Libra – September 23 – October 22
Your girlfriend will break up with you through a birthday card!
Scorpio – October 23 – November 21
Never again will you eat cottage cheese after your grandmother models her “sexy nurse” Halloween outfit before the family dinner.
Sagittarius – November 22 – December 21
You will find a pamphlet on alcohol counseling on your front door. It’ll be from the guys who pick up your recycling.
Capricorn – December 22 – January 19
You will come home to find your home broken into. After assessing the loss, you’ll see a note on the fridge saying, “Locks work best when the door is shut.”

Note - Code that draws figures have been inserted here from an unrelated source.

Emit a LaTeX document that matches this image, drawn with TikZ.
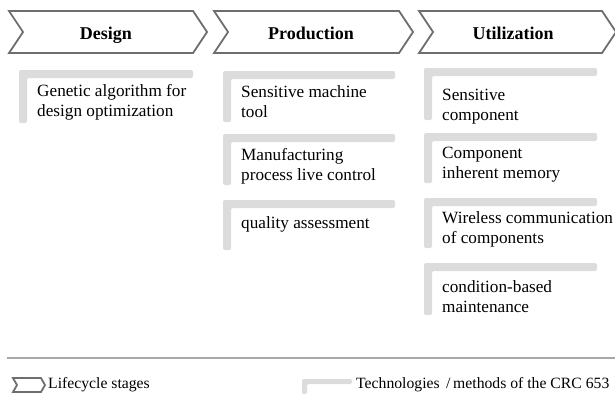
\documentclass[tikz,border=0pt]{standalone}
\usepackage{fontspec}
\setmainfont{Liberation Serif}
\definecolor{chev}{HTML}{6E6E6E}
\definecolor{barg}{HTML}{DCDCDC}
\definecolor{sepg}{HTML}{A8A8A8}
\newcommand\techL[5]{% x1 x2 y1 y2 thickness
  \fill[techbar] (#1,#3) -- (#2,#3) -- (#2,#3+#5) -- (#1+#5,#3+#5) -- (#1+#5,#4) -- (#1,#4) -- cycle;}
\newcommand\stageC[6]{% L R T B M d
  \draw[stage] (#1,#3) -- (#2-#6,#3) -- (#2,#5) -- (#2-#6,#4) -- (#1,#4) -- (#1+#6,#5) -- cycle;}
\tikzset{
  stage/.style={draw=chev, line width=1.8pt, line join=miter},
  stagelabel/.style={font=\fontsize{18}{20}\selectfont\bfseries, inner sep=0pt, anchor=base},
  techbar/.style={fill=barg, rounded corners=2pt},
  techtext/.style={font=\fontsize{17.2}{20}\selectfont, align=left, anchor=west, inner sep=0pt},
  legtext/.style={font=\fontsize{15.7}{18}\selectfont, anchor=west, inner sep=0pt},
}
\begin{document}
\begin{tikzpicture}[x=1pt,y=-1pt]
\useasboundingbox (0,0) rectangle (615,394);
% lifecycle stages
\stageC{9}{207}{11}{53}{32}{14}
\stageC{214}{413}{11}{53}{32}{14}
\stageC{419}{616}{11}{53}{32}{14}
\node[stagelabel] (design) at (106,39) {Design};
\node[stagelabel] (production) at (311,39) {Production};
\node[stagelabel] (utilization) at (513,39) {Utilization};
% design
\techL{19}{193}{70}{123}{8}
\node[techtext] (ga) at (37,102) {Genetic algorithm for\\design optimization};
% production
\techL{223}{395}{71}{122}{8}
\node[techtext] (smt) at (241,102) {Sensitive machine\\tool};
\techL{223}{395}{134}{185}{8}
\node[techtext] (mpl) at (241,166) {Manufacturing\\process live control};
\techL{223}{395}{200}{250}{8}
\node[techtext] (qa) at (241,224) {quality assessment};
% utilization
\techL{424}{597}{68}{120}{8}
\node[techtext] (sc) at (442,107) {Sensitive\\component};
\techL{424}{597}{133}{183}{8}
\node[techtext] (cim) at (442,165) {Component\\inherent memory};
\techL{424}{597}{198}{248}{8}
\node[techtext] (wcc) at (442,229) {Wireless communication\\of components};
\techL{424}{597}{263}{315}{8}
\node[techtext] (cbm) at (442,297) {condition-based\\maintenance};
% separator
\coordinate (sepL) at (7,358);
\coordinate (sepR) at (615,358);
\draw[sepg, line width=2pt] (sepL) -- (sepR);
% legend
\stageC{13}{45}{378}{392}{385}{4}
\node[legtext] (leg1) at (48,385) {Lifecycle stages};
\techL{302}{352}{379}{394}{5}
\node[legtext] (leg2) at (356,385) {Technologies\, /\,methods of the CRC 653};
\end{tikzpicture}
\end{document}
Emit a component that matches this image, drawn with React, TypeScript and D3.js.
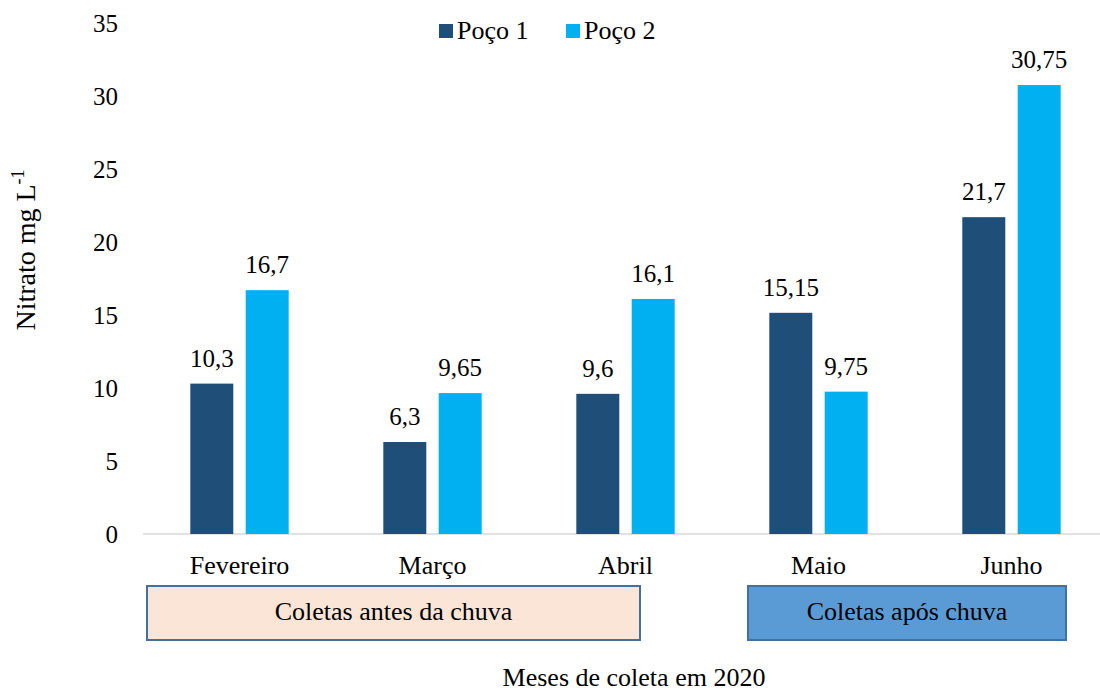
import React from "react";
import * as d3 from "d3";

const categories = ["Fevereiro", "Março", "Abril", "Maio", "Junho"];
const seriesNames = ["Poço 1", "Poço 2"];
const poco1 = [10.3, 6.3, 9.6, 15.15, 21.7];
const poco2 = [16.7, 9.65, 16.1, 9.75, 30.75];
const yTicks = [0, 5, 10, 15, 20, 25, 30, 35];
const groupLabels = ["Coletas antes da chuva", "Coletas após chuva"];

const colors = ["#1f4e79", "#00b0f0"];
const FONT = "Liberation Serif";

const fmt = (v: number) => String(v).replace(".", ",");

export default function App() {
  const W = 1100;
  const H = 691;
  const x = d3.scaleBand<string>().domain(categories).range([143, 1108]).padding(0);
  const xs = d3
    .scaleBand<string>()
    .domain(seriesNames)
    .range([0, x.bandwidth()])
    .paddingInner(0.224)
    .paddingOuter(0.854);
  const y = d3.scaleLinear().domain([0, 35]).range([534, 23]);
  const series = [poco1, poco2];

  const boxes = [
    { x0: 147, x1: 640, fill: "#fbe5d6", label: groupLabels[0] },
    { x0: 748, x1: 1066, fill: "#5b9bd5", label: groupLabels[1] },
  ];

  return (
    <svg
      width={W}
      height={H}
      style={{ position: "absolute", left: 0, top: 0, background: "#fff", fontFamily: FONT }}
    >
      {/* baseline */}
      <line x1={143} x2={1108} y1={y(0)} y2={y(0)} stroke="#d9d9d9" strokeWidth={1.5} />

      {/* y ticks */}
      {yTicks.map((t) => (
        <text
          key={t}
          x={118}
          y={y(t)}
          dy="0.35em"
          textAnchor="end"
          fontSize={25}
          fill="#000"
        >
          {t}
        </text>
      ))}

      {/* bars */}
      {categories.map((c, i) =>
        seriesNames.map((s, j) => {
          const v = series[j][i];
          const bx = (x(c) as number) + (xs(s) as number);
          return (
            <g key={c + s}>
              <rect
                x={bx}
                y={y(v)}
                width={xs.bandwidth()}
                height={y(0) - y(v)}
                fill={colors[j]}
              />
              <text
                x={bx + xs.bandwidth() / 2}
                y={y(v) - 17}
                textAnchor="middle"
                fontSize={25}
                fill="#000"
              >
                {fmt(v)}
              </text>
            </g>
          );
        })
      )}

      {/* category labels */}
      {categories.map((c) => (
        <text
          key={c}
          x={(x(c) as number) + x.bandwidth() / 2}
          y={574}
          textAnchor="middle"
          fontSize={26}
          fill="#000"
        >
          {c}
        </text>
      ))}

      {/* group boxes */}
      {boxes.map((b) => (
        <g key={b.label}>
          <rect
            x={b.x0}
            y={586}
            width={b.x1 - b.x0}
            height={54}
            fill={b.fill}
            stroke="#41719c"
            strokeWidth={2}
          />
          <text
            x={(b.x0 + b.x1) / 2}
            y={620}
            textAnchor="middle"
            fontSize={26}
            fill="#000"
          >
            {b.label}
          </text>
        </g>
      ))}

      {/* x axis title */}
      <text x={634} y={686} textAnchor="middle" fontSize={26} fill="#000">
        Meses de coleta em 2020
      </text>

      {/* y axis title */}
      <text
        transform="translate(35,250) rotate(-90)"
        textAnchor="middle"
        fontSize={28}
        fill="#000"
      >
        Nitrato mg L
        <tspan fontSize={18} dy={-11}>
          -1
        </tspan>
      </text>

      {/* legend */}
      {seriesNames.map((s, j) => {
        const lx = j === 0 ? 439 : 566;
        return (
          <g key={s}>
            <rect x={lx} y={24} width={14} height={14} fill={colors[j]} />
            <text x={lx + 18} y={39} fontSize={26} fill="#000">
              {s}
            </text>
          </g>
        );
      })}
    </svg>
  );
}
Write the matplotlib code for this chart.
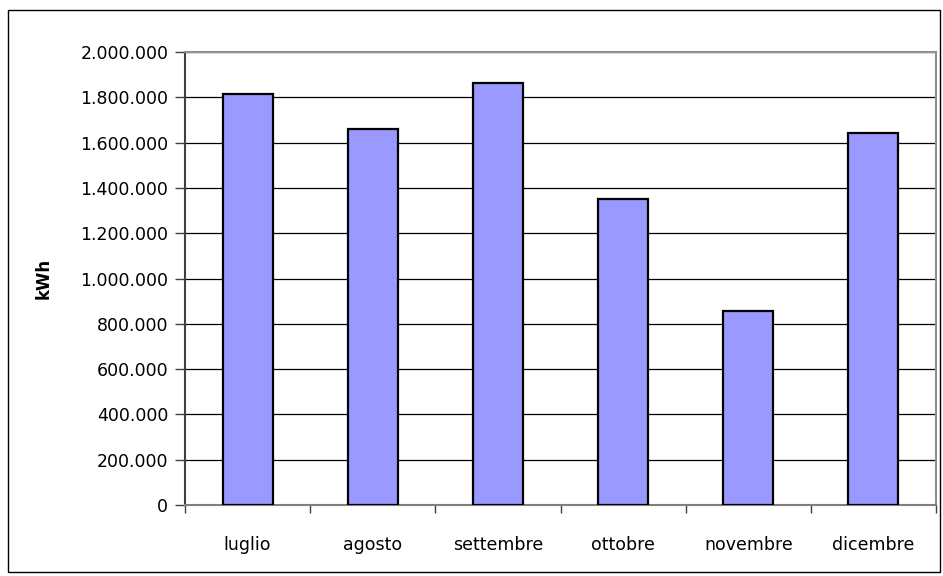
import numpy as np
import matplotlib.pyplot as plt
from matplotlib.ticker import FuncFormatter, MultipleLocator
from matplotlib.patches import Rectangle

# Consumi mensili
mesi = ['luglio', 'agosto', 'settembre', 'ottobre', 'novembre', 'dicembre']
consumi = [1815000, 1658000, 1865000, 1350000, 858000, 1643000]

plt.rcParams['font.family'] = 'DejaVu Sans'

fig = plt.figure(figsize=(9.43, 5.76), dpi=100)
ax = fig.add_axes([185/943, 1 - 505/576, (936 - 185)/943, (505 - 52)/576])

# Cornice esterna del grafico
fig.patches.append(Rectangle((8/943, 1 - 572/576), (940 - 8)/943, (572 - 10)/576,
                             transform=fig.transFigure, fill=False,
                             edgecolor='black', linewidth=1.0))

x = np.arange(len(mesi))
ax.bar(x, consumi, width=0.4, color='#9999ff', edgecolor='black', linewidth=1.6, zorder=3)

ax.set_xlim(-0.5, len(mesi) - 0.5)
ax.set_ylim(0, 2000000)
ax.yaxis.set_major_locator(MultipleLocator(200000))
ax.yaxis.set_major_formatter(FuncFormatter(lambda v, p: f'{int(v):,}'.replace(',', '.')))
ax.grid(axis='y', color='black', linewidth=0.9, zorder=1)

# Tacche dell'asse x ai bordi delle categorie
ax.set_xticks(np.arange(-0.5, len(mesi), 1.0))
ax.set_xticklabels([])
ax.set_xticks(x, minor=True)
ax.set_xticklabels(mesi, minor=True, fontsize=12.5)
ax.tick_params(axis='x', which='minor', length=0, pad=22)
ax.tick_params(axis='x', which='major', length=6, width=1, color='#404040', direction='out')
ax.tick_params(axis='y', length=7, width=1, color='#404040', direction='out', labelsize=12.5, pad=5)

for s in ['top', 'right']:
    ax.spines[s].set_color('#909090')
    ax.spines[s].set_linewidth(1.5)
ax.spines['left'].set_color('#404040')
ax.spines['left'].set_linewidth(1.5)
ax.spines['bottom'].set_color('#808080')
ax.spines['bottom'].set_linewidth(1.5)

ax.set_ylabel('kWh', fontsize=12, fontweight='bold')
ax.yaxis.set_label_coords((53 - 185) / (936 - 185), 0.5)

fig.savefig('out.png', dpi=100)
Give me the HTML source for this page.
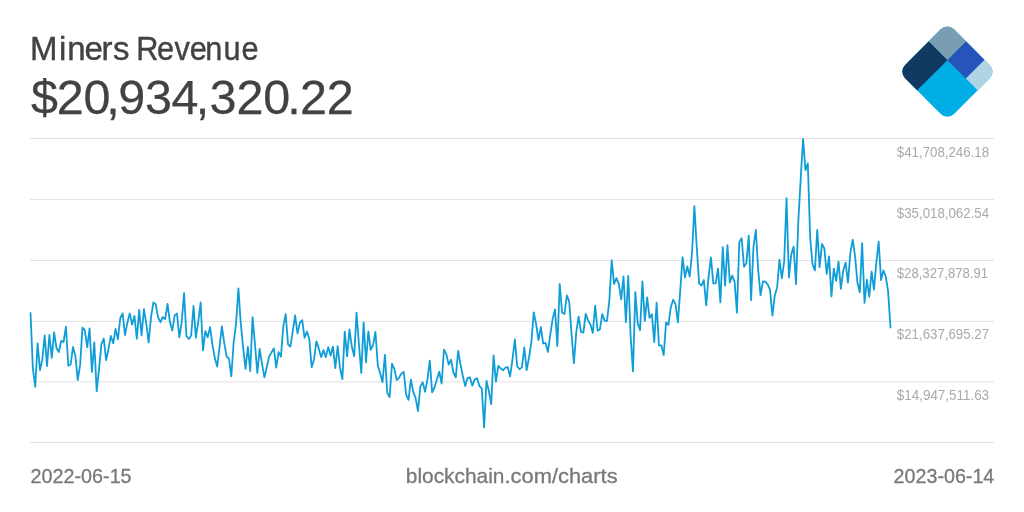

Aquarius – January 20 – February 18
After starting your car, you will hear the most horrific sounds in the world coming from the engine. After popping the hood you’ll see the remains of your neighbor’s cat.
Pisces – February 19 – March 20
Your grandmother will walk in on you in the bathroom while you’re sitting on the toilet eating Nutella. She’ll tell everyone that you like eating your own shit.
Aries – March 21 – April 19
You know your life has hit rock bottom when you start trying to huff cans of spray paint.
Taurus – April 20 – May 20
You will make history later this month when you become the first person ever to be fired from a volunteer job.
Gemini – May 21 – June 21
Later this month you will find out the hard fact that your girlfriend and your father have been sending each other sexually explicit pictures.
Cancer – June 22 – July 22
While at the zoo with family you will discover that rhinos can actually pee backwards.
Leo – July 23 – August 22
This month, your colleagues and you will discover that your boss has been taking business advice from an astrologer as well as a soothsayer.
Virgo – August 23 – September 22
Your wife will appropriate your savings to finance her crazy, midlife crisis of designing and marketing Cheez Whiz dildos.